Devotees undertake a strict fast and pray to Mahavishnu, as in all other Ekadashi days. On this day, devotees also worship the Amla tree and donate amla fruits to others. In Odisha on the other hand, this day is marked as Sabarmati Ekadashi. It is celebrated with many special pujas in the Jagannath temple and other Lord Vishnu temples in the state
The day after Amalaki Ekadashi is Govinda Dwadashi. On this day, devotees take bath in Holy Rivers and worship Lord Vishnu and Ganga Devi. Some devotees also observe a fast on this day. The observance of this puja grants devotees Moksha or liberation, they go directly to Vaikunth, the Abode of Lord Vishnu after this life. Govinda Dwadashi is also observed as Narasimha Dwadashi in certain regions, and devotees worship Lord Narasimha.
importance of Phalguna Purnima (Holi)
Phalguna Purnima, the Full Moon Day in the month of Phalguna, is the day of Holi. Holi is a two-day festival.
The first day marks Holika Dahan, with people burning an effigy of the demoness Holika, who tried to kill her nephew Prahalada, the child devotee of Lord Vishnu. The next day, Phalguna Masam Purnima, is the day of Holi, the exuberant festival of colours.
The Teppotsavam or Boat Festival in Tirumala occurs in Phalguna masa. Sri Rama and Sri Krishna, along with their consorts, come out in procession on boats across the sacred Swamy Pushkarini pond. The festival commences on Shukla Paksha Dasami in the month of Phalguna and ends on Purnima.

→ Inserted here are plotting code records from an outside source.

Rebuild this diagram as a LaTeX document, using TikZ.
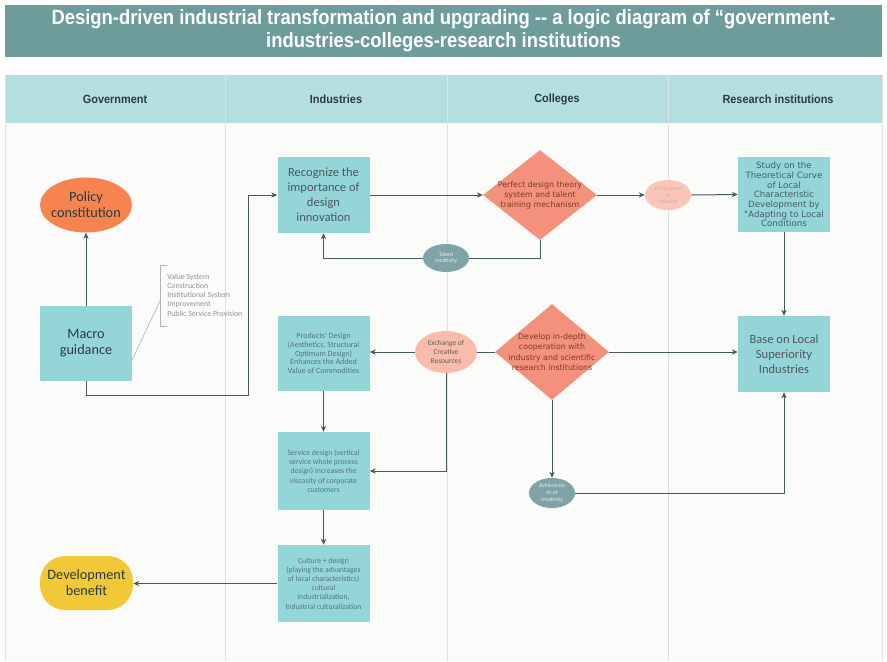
\documentclass[tikz,border=0pt]{standalone}
\usepackage{fontspec}
\setmainfont{Liberation Sans}
\newfontfamily\titlefont{Liberation Sans}[FakeStretch=0.89]
\newfontfamily\headfont{Liberation Sans}[FakeStretch=0.92]
\newfontfamily\calfont{Carlito}
\newfontfamily\widefont{DejaVu Sans}
\usetikzlibrary{shapes.geometric,arrows.meta}

\definecolor{titlebg}{HTML}{6E9C9B}
\definecolor{headbg}{HTML}{B4DFE0}
\definecolor{bodybg}{HTML}{FBFBF9}
\definecolor{divline}{HTML}{DCE3E2}
\definecolor{boxfill}{HTML}{94D5D8}
\definecolor{orangefill}{HTML}{F5844F}
\definecolor{salmonfill}{HTML}{F4917C}
\definecolor{pinkfill}{HTML}{F9BCAA}
\definecolor{greyfill}{HTML}{7FA3A6}
\definecolor{yellowfill}{HTML}{F1C838}
\definecolor{linec}{HTML}{44595C}
\definecolor{darktext}{HTML}{2E3B3D}
\definecolor{softtext}{HTML}{587579}
\definecolor{browntext}{HTML}{7A3B2C}
\definecolor{notetext}{HTML}{8C9596}

\tikzset{
  boxnode/.style={rectangle, fill=boxfill, inner sep=1pt, align=center,
    minimum width=92*0.75pt, minimum height=76*0.75pt},
  bigtext/.style={font=\calfont\fontsize{10.7}{12}\selectfont, text=darktext},
  midtext/.style={font=\calfont\fontsize{9.4}{11.2}\selectfont, text=darktext!85},
  smalltext/.style={font=\calfont\fontsize{5.8}{6.9}\selectfont, text=softtext},
  widetext/.style={font=\widefont\fontsize{5.9}{7.6}\selectfont, text=browntext},
  studytext/.style={font=\widefont\fontsize{6.5}{7.3}\selectfont, text=softtext!80!black},
  % negative inner sep keeps the shape at its minimum size around the text
  diamondnode/.style={diamond, fill=salmonfill, inner sep=-20pt, aspect=1.27,
    align=center, widetext},
  ovalnode/.style={ellipse, inner sep=-6pt, align=center},
  tinytext/.style={font=\calfont\fontsize{4.4}{5}\selectfont},
  headtext/.style={font=\headfont\bfseries\fontsize{8.9}{10}\selectfont, text=darktext},
  conn/.style={draw=linec, line width=0.75pt},
  arr/.style={conn, -{Stealth[length=4.5pt, width=4pt]}},
  divider/.style={draw=divline, line width=0.6pt}
}

\begin{document}
\begin{tikzpicture}[x=0.75pt, y=-0.75pt]
  \useasboundingbox (0,0) rectangle (887,661);
  \fill[white] (0,0) rectangle (887,661);

  % title banner
  \fill[titlebg] (5,5) rectangle (882,57);
  \node (title) at (443.5,31) [align=center, text=white,
    font=\titlefont\bfseries\fontsize{15.5}{17}\selectfont]
    {Design-driven industrial transformation and upgrading -- a logic diagram of “government-\\
     industries-colleges-research institutions};

  % swimlane frame
  \fill[headbg] (5,75) rectangle (882,123);
  \fill[bodybg] (5,123) rectangle (882,661);
  \foreach \xx in {5,225,447,668,882}
    \draw[divider] (\xx,75) -- (\xx,661);

  \node (hgov) at (115,99) [headtext] {Government};
  \node (hind) at (336,99) [headtext] {Industries};
  \node (hcol) at (557,99) [headtext] {Colleges};
  \node (hres) at (778,99) [headtext] {Research institutions};

  % government lane
  \node (policy) at (86,205) [ovalnode, fill=orangefill, minimum width=92*0.75pt,
    minimum height=55*0.75pt, bigtext] {Policy\\constitution};
  \node (macro) at (86,343.5) [boxnode, minimum height=75*0.75pt, bigtext] {Macro\\guidance};
  \node (devb) at (86.5,583) [rectangle, rounded corners=19pt, fill=yellowfill,
    minimum width=93*0.75pt, minimum height=54*0.75pt, align=center, bigtext]
    {Development\\benefit};

  % note bracket beside the guidance box
  \draw[draw=notetext!70, line width=0.5pt] (167,265) -- (160,265) -- (160,326) -- (167,326);
  \draw[draw=notetext!70, line width=0.5pt] (132,360) -- (160,301);
  \node (note) at (167,295) [anchor=west, align=left, inner sep=0pt, text=notetext,
    font=\calfont\fontsize{5.9}{6.9}\selectfont]
    {Value System\\Construction\\Institutional System\\Improvement\\Public Service Provision};

  % industries lane
  \node (recog) at (323.5,195) [boxnode, midtext]
    {Recognize the\\importance of\\design\\innovation};
  \node (prod) at (323.5,353.5) [boxnode, minimum height=75*0.75pt, smalltext,
    font=\calfont\fontsize{6}{6.5}\selectfont]
    {Products' Design\\(Aesthetics, Structural\\Optimum Design)\\Enhances the Added\\Value of Commodities};
  \node (serv) at (323.5,471) [boxnode, minimum height=78*0.75pt, smalltext]
    {Service design (vertical\\service whole process\\design) increases the\\viscosity of corporate\\customers};
  \node (cult) at (323.5,583.5) [boxnode, minimum height=77*0.75pt, smalltext]
    {Culture + design\\(playing the advantages\\of local characteristics)\\cultural\\industrialization,\\Industrial culturalization};

  % colleges lane
  \node (perfect) at (540,195) [diamondnode, minimum width=114*0.75pt, minimum height=90*0.75pt]
    {Perfect design theory\\system and talent\\training mechanism};
  \node (talent) at (446,258) [ovalnode, fill=greyfill, minimum width=46*0.75pt,
    minimum height=28*0.75pt, tinytext, text=white!85!greyfill] {Talent\\creativity};
  \node (exch) at (446,352) [ovalnode, fill=pinkfill, minimum width=62*0.75pt,
    minimum height=42*0.75pt, font=\calfont\fontsize{5.6}{7}\selectfont, text=softtext!60!browntext]
    {Exchange of\\Creative\\Resources};
  \node (develop) at (552,352) [diamondnode, minimum width=114*0.75pt, minimum height=96*0.75pt]
    {Develop in-depth\\cooperation with\\industry and scientific\\research institutions};
  \node (achA) at (668,195) [ovalnode, fill=pinkfill!85!white, minimum width=46*0.75pt,
    minimum height=30*0.75pt, tinytext, text=browntext!40!white] {Achieveme\\nt\\inclusion};
  \node (achB) at (552,493) [ovalnode, fill=greyfill, minimum width=46*0.75pt,
    minimum height=30*0.75pt, tinytext, text=white!80!greyfill] {Achieveme\\nt of\\creativity};

  % research lane
  \node (study) at (784,194.5) [boxnode, minimum height=75*0.75pt, studytext]
    {Study on the\\Theoretical Curve\\of Local\\Characteristic\\Development by\\"Adapting to Local\\Conditions};
  \node (base) at (784,354) [boxnode, midtext]
    {Base on Local\\Superiority\\Industries};

  % connectors
  \coordinate (bend) at (248,395);
  \draw[arr] (macro.north) -- (policy.south);
  \draw[arr] (macro.south) |- (bend) |- (recog.west);
  \draw[arr] (recog.east) -- (perfect.west);
  \draw[arr] (perfect.east) -- (achA.west);
  \draw[arr] (achA.east) -- (study.west);
  \draw[arr] (study.south) -- (base.north);
  \draw[conn] (perfect.south) |- (talent.east);
  \draw[arr] (talent.west) -| (recog.south);
  \draw[arr] (develop.east) -- (develop.east -| base.west);
  \draw[conn] (develop.west) -- (exch.east);
  \draw[arr] (exch.west) -- (exch.west -| prod.east);
  \draw[arr] (exch.south) |- (serv.east);
  \draw[arr] (prod.south) -- (serv.north);
  \draw[arr] (serv.south) -- (cult.north);
  \draw[arr] (cult.west) -- (cult.west -| devb.east);
  \draw[arr] (develop.south) -- (achB.north);
  \draw[arr] (achB.east) -| (base.south);
\end{tikzpicture}
\end{document}
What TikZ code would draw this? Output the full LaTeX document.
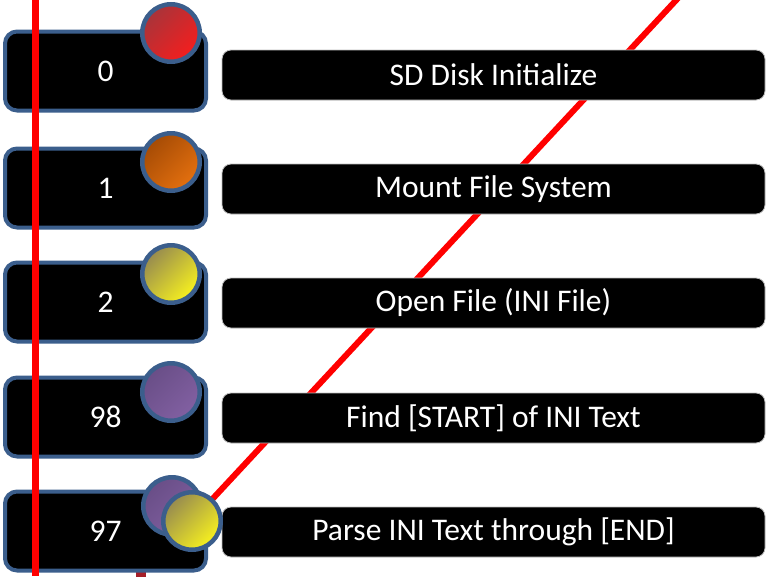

Other Aspects of Phalguna Masam Significance
This is the month for observing Payo Vratam. Aditi Devi observed this 12-day long special vrat, worshipping Lord Vishnu to help her son Indra against Mahabali. This vrat extends from the first to the twelfth day of the Shukla Paksha in the month of Phalguna.
Phalguna masa marks the birth of Sri Raghavendra Swamy of Mantralaya. It is also the month when Arjuna, the Pandava, was born. This is the month of the Holi festival. It has many other special aspects. The month of Phalguna also marks the end of the year in the Hindu calendar, as it is the last, 12th month.